Location won’t matter
With around 34% of the current US workforce being remote, it stands to reason that the rest of the world will follow suit to even greater degrees. As further-flung countries get ever-faster internet speeds, the home of freelancers could very well be half a world away from their employer.

Payment types will change
At present, most employees – remote or otherwise – are paid through traditional fiat currency. However, as the digital nomad workforce spreads across the world, payments may well take different forms of currency. Bitcoin and other blockchain-based cryptocurrencies may become more common to overcome conversion fees and other costs associated with the transfer of money.

Better benefits
As freelancing becomes more common, the current lack of benefits will become a thing of the past. At present, freelancers are often expected to cover their own benefits, such as sick pay and administrative fees.
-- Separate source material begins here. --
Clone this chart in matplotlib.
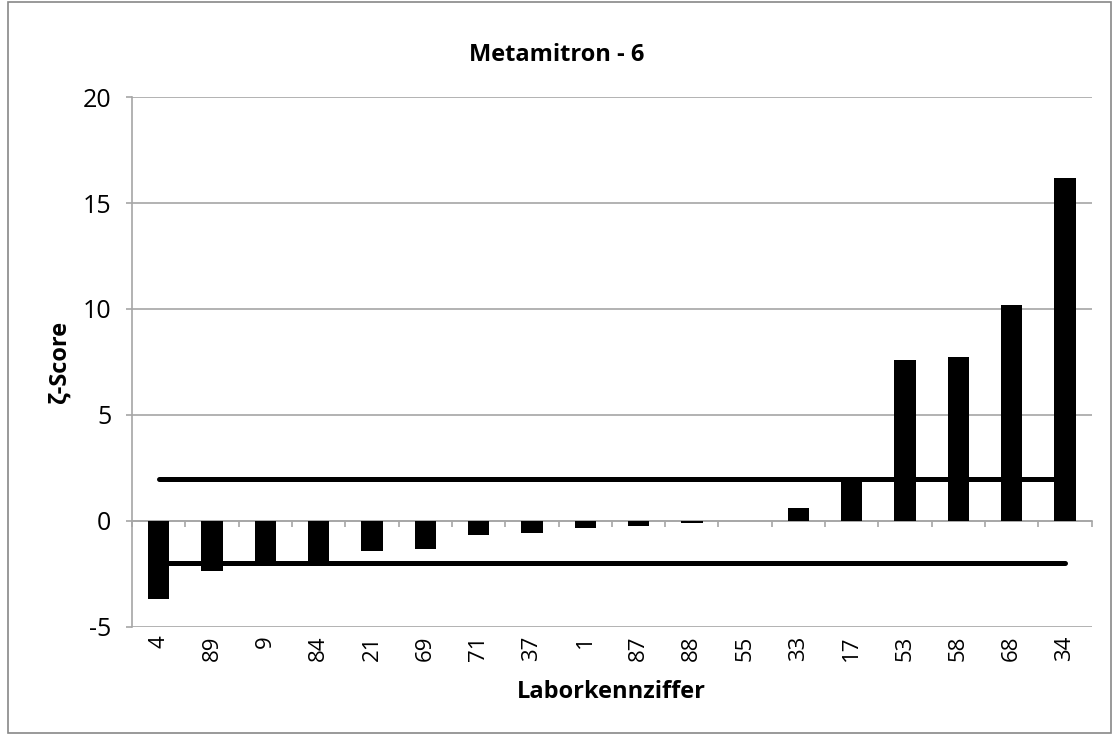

However, as more companies rely on a remote workforce to complete work, the offering of better benefits may well become the way to encourage people to take roles that are remote.

Legislative support
As digital nomads become the norm, governments are becoming more and more aware that there needs to be legal support in place for freelance workers. Due to the nature of the work, freelancers can often be taken advantage of by employers, losing out on pay or referrals if they’re working for a bad company. In the future, governments and other regulatory bodies will likely put some rules and regulations in place to prevent this from happening, and make the working world a better place for freelancers.